Kelly Roberts has a degree in law and serves as chief operations officer of Historic Mission Inn Corp. in addition to her work at Casey’s Cupcakes.
“People think I have this princess queen life, and I do,” she said. “But I work really, really hard. I hate to use this word, but I do micromanage. I watch every detail of every detail of every detail.”
Her day starts around 6:30 a.m., when she gets together with her head of staff to run through all of the businesses.
“Every day I touch base with every head of every department of my hotel on every issue,” she said. “It’s putting out fires, motivating employees, making sure guests and customers are happy.”
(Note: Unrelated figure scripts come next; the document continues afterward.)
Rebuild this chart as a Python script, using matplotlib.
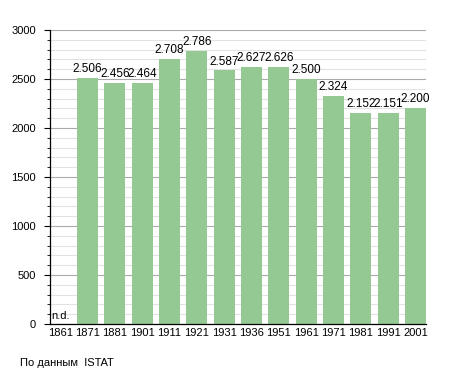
import matplotlib.pyplot as plt
from matplotlib.ticker import MultipleLocator

plt.rcParams['font.family'] = ['Liberation Sans', 'DejaVu Sans']

# Census years and population (1861: no data)
years = ['1861', '1871', '1881', '1901', '1911', '1921', '1931',
         '1936', '1951', '1961', '1971', '1981', '1991', '2001']
population = [None, 2506, 2456, 2464, 2708, 2786, 2587,
              2627, 2626, 2500, 2324, 2152, 2151, 2200]
labels = ['n.d.', '2.506', '2.456', '2.464', '2.708', '2.786', '2.587',
          '2.627', '2.626', '2.500', '2.324', '2.152', '2.151', '2.200']

fig = plt.figure(figsize=(4.55, 3.73), dpi=100)
ax = fig.add_axes([50 / 455, 49 / 373, 376 / 455, 294 / 373])

x = list(range(len(years)))
heights = [0 if v is None else v for v in population]
ax.bar(x, heights, width=0.77, color='#94c994', zorder=2)

for i, v in enumerate(population):
    if v is None:
        ax.text(i - 0.33, 35, labels[i], fontsize=8, ha='left', va='bottom', zorder=3)
    else:
        ax.text(i, v + 30, labels[i], fontsize=8.5, ha='center', va='bottom', zorder=3)

ax.set_xlim(-0.37, 13.385)
ax.set_ylim(0, 3000)
ax.set_xticks(x)
ax.set_xticklabels(years, fontsize=8)
ax.tick_params(axis='x', length=0, pad=3)

ax.yaxis.set_major_locator(MultipleLocator(500))
ax.yaxis.set_minor_locator(MultipleLocator(100))
ax.tick_params(axis='y', which='major', length=4, width=0.8, labelsize=8, pad=6)
ax.tick_params(axis='y', which='minor', length=2.5, width=0.6)
ax.grid(axis='y', which='major', color='#aaaaaa', linewidth=0.8, zorder=1)
ax.grid(axis='y', which='minor', color='#e2e2e2', linewidth=0.8, zorder=1)
ax.set_axisbelow(True)

for s in ['top', 'right']:
    ax.spines[s].set_visible(False)
ax.spines['left'].set_linewidth(0.9)
ax.spines['bottom'].set_linewidth(0.9)

fig.text(20 / 455, 1 - 363 / 373, 'По данным  ISTAT', fontsize=8, va='center', ha='left')

fig.savefig('out.png', dpi=100)
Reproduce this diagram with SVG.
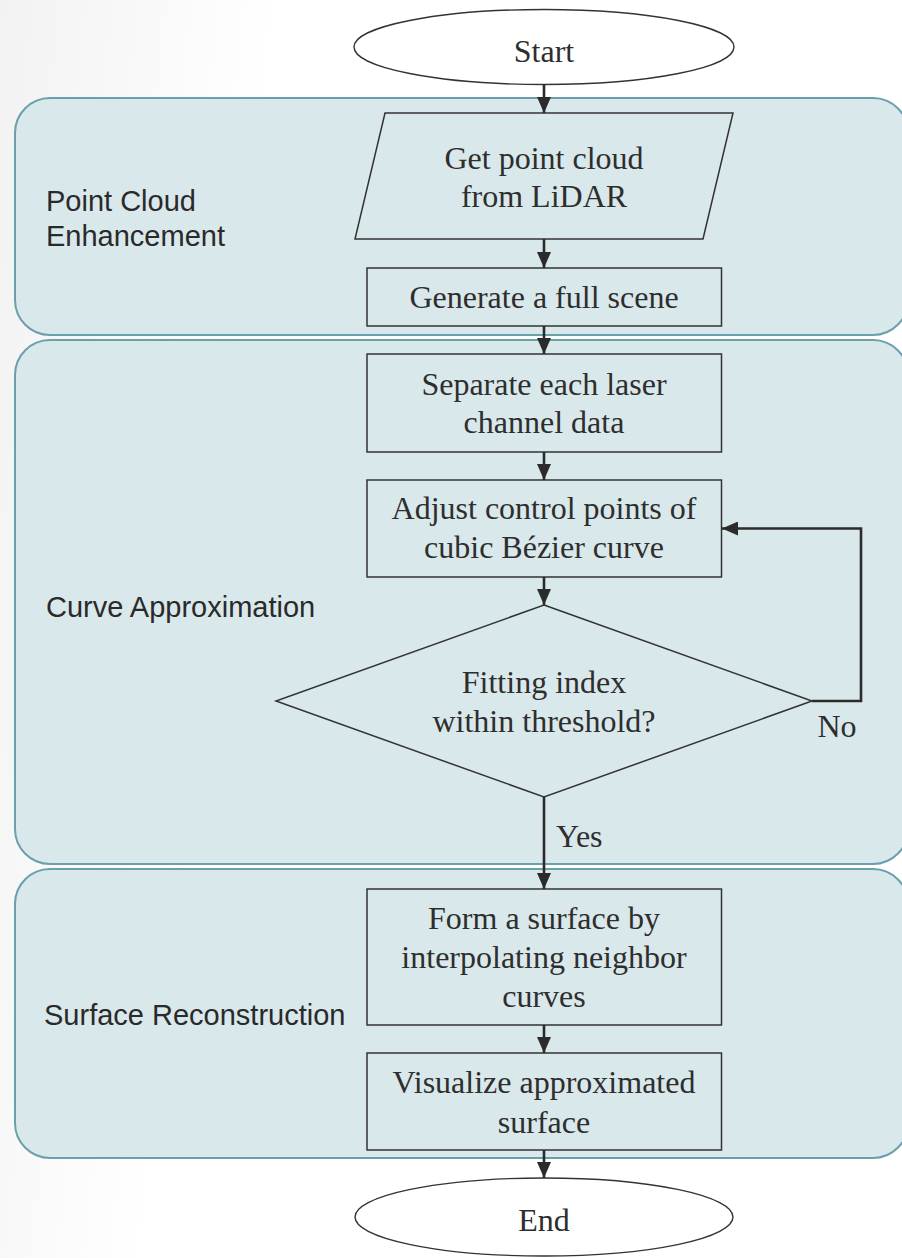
<svg xmlns="http://www.w3.org/2000/svg" width="902" height="1258" viewBox="0 0 902 1258">
  <defs>
    <linearGradient id="bg" x1="0" y1="0" x2="1" y2="0.15">
      <stop offset="0" stop-color="#f2f2f2"/>
      <stop offset="0.3" stop-color="#ffffff"/>
    </linearGradient>
    <marker id="ah" markerUnits="userSpaceOnUse" markerWidth="16" markerHeight="14" refX="16" refY="7" orient="auto" viewBox="0 0 16 14">
      <path d="M0,0 L16,7 L0,14 z" fill="#2b2b2b"/>
    </marker>
    <style>
      .panel { fill: #d9e8eb; stroke: #6a9fac; stroke-width: 2; }
      .box { fill: none; stroke: #333333; stroke-width: 1.5; }
      .term { fill: #ffffff; stroke: #333333; stroke-width: 1.4; }
      .t { font-family: "Liberation Serif", "Times New Roman", serif; font-size: 32px; fill: #2e2e2e; text-anchor: middle; }
      .lab { font-family: "Liberation Sans", Arial, sans-serif; font-size: 29px; fill: #2a2a2a; }
      .conn { fill: none; stroke: #2b2b2b; stroke-width: 2.6; }
    </style>
  </defs>
  <rect x="0" y="0" width="902" height="1258" fill="url(#bg)"/>

  <g id="panel-enhancement">
    <rect class="panel" x="15" y="98" width="893" height="237" rx="35" ry="35"/>
    <text class="lab" x="46" y="211">Point Cloud</text>
    <text class="lab" x="46" y="246">Enhancement</text>
  </g>
  <g id="panel-curve">
    <rect class="panel" x="15" y="340" width="893" height="524" rx="35" ry="35"/>
    <text class="lab" x="46" y="617">Curve Approximation</text>
  </g>
  <g id="panel-surface">
    <rect class="panel" x="15" y="869" width="893" height="289" rx="35" ry="35"/>
    <text class="lab" x="44" y="1025">Surface Reconstruction</text>
  </g>

  <g id="start">
    <ellipse class="term" cx="544" cy="47" rx="190" ry="37.5"/>
    <text class="t" x="544" y="62">Start</text>
  </g>
  <g id="get-point-cloud">
    <polygon class="box" points="385,113 733,113 703,239 355,239"/>
    <text class="t" x="544" y="169">Get point cloud</text>
    <text class="t" x="544" y="207">from LiDAR</text>
  </g>
  <g id="generate-scene">
    <rect class="box" x="367" y="268" width="354.5" height="58"/>
    <text class="t" x="544" y="308">Generate a full scene</text>
  </g>
  <g id="separate-channel">
    <rect class="box" x="367" y="354" width="354.5" height="98"/>
    <text class="t" x="544" y="395">Separate each laser</text>
    <text class="t" x="544" y="433">channel data</text>
  </g>
  <g id="adjust-control">
    <rect class="box" x="367" y="480" width="354.5" height="97"/>
    <text class="t" x="544" y="519">Adjust control points of</text>
    <text class="t" x="544" y="558">cubic Bézier curve</text>
  </g>
  <g id="fitting-decision">
    <polygon class="box" points="544,605 812,701 544,797 276,701"/>
    <text class="t" x="544" y="693">Fitting index</text>
    <text class="t" x="544" y="732">within threshold?</text>
  </g>
  <g id="form-surface">
    <rect class="box" x="367" y="889" width="354.5" height="136"/>
    <text class="t" x="544" y="929">Form a surface by</text>
    <text class="t" x="544" y="968">interpolating neighbor</text>
    <text class="t" x="544" y="1007">curves</text>
  </g>
  <g id="visualize-surface">
    <rect class="box" x="367" y="1053" width="354.5" height="97"/>
    <text class="t" x="544" y="1093">Visualize approximated</text>
    <text class="t" x="544" y="1133">surface</text>
  </g>
  <g id="end">
    <ellipse class="term" cx="544" cy="1217" rx="189" ry="39"/>
    <text class="t" x="544" y="1231">End</text>
  </g>

  <g id="connectors">
    <line class="conn" x1="544" y1="84.5" x2="544" y2="113" marker-end="url(#ah)"/>
    <line class="conn" x1="544" y1="239" x2="544" y2="268" marker-end="url(#ah)"/>
    <line class="conn" x1="544" y1="326" x2="544" y2="354" marker-end="url(#ah)"/>
    <line class="conn" x1="544" y1="452" x2="544" y2="480" marker-end="url(#ah)"/>
    <line class="conn" x1="544" y1="577" x2="544" y2="605" marker-end="url(#ah)"/>
    <polyline class="conn" points="812,701 861,701 861,528.5 722,528.5" marker-end="url(#ah)"/>
    <line class="conn" x1="544" y1="797" x2="544" y2="889" marker-end="url(#ah)"/>
    <line class="conn" x1="544" y1="1025" x2="544" y2="1053" marker-end="url(#ah)"/>
    <line class="conn" x1="544" y1="1150" x2="544" y2="1178" marker-end="url(#ah)"/>
    <text class="t" x="837" y="737">No</text>
    <text class="t" x="556" y="847" style="text-anchor:start">Yes</text>
  </g>
</svg>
Duane Roberts supports all of the family ventures, financially and otherwise.
“I’ve been an entrepreneur since I was a kid,” he said.
The Roberts support charities including Mary S. Roberts Pet Adoption Center, named after Roberts’ mother.
Early Start
Duane Roberts spends his days tending to an array of ventures, including leasing and building apartment buildings in Oklahoma and Texas.
“I’m just trying to go as fast as I can go,” he quipped.
He and his wife share a life occupied by daily decision-making and hours on end spent sifting through faxes, email, phone calls and FedEx arrivals.
“You have piles of paperwork you have to go through,” he said. “There are certain things on the calendar you have to deal with, and the rest of it is just what happens.”